The most intriguing thing I would say is language as a technology. Language remains one of the greatest mysteries of science. No one can figure out how it is that humans developed complex communication skills. Most of us never think about it. In a certain way, we can’t think about language without standing on a linguistic platform. We have to use words to think about words. I noticed this problem as a teenager. I used to spend the summers with my grandparents. My grandfather always encouraged me to ‘read’ the dictionary as a book not merely as a reference. I often would do that as a pastime just for fun. Soon, when thinking about it, I realized that I could not understand the meaning of any word except though other words and that if you did not have some feeling of familiarity or knowledge of a word that was being used as a descriptor then you were no closer to understanding the word you were trying to understand.
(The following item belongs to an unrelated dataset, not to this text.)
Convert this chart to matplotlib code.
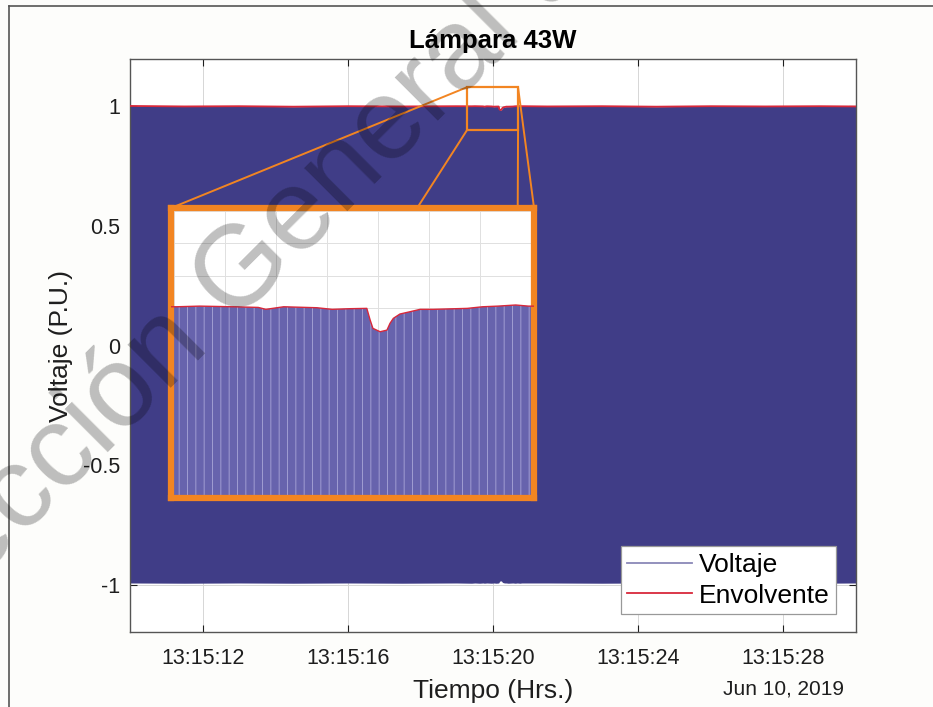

So it takes whole clusters of words to support the meaning of any word and many samples of the use of that word in practice before you can understand its meaning enough to have practical use of it. So language is circular in nature and completely hermetic. As a system it can’t escape itself. Our mind however can experience things outside of language. Upon close observance of one’s mind almost everything we experience is outside of language. We create language to interpret the world around us. Most of what we experience no one has yet invented words for or ways of describing those experiences so they remain in a kind of private, wordless darkness. I think this is a part of the message in my work with language; to point at that place from which words take form or dissolve back into the unspoken, the indescribable.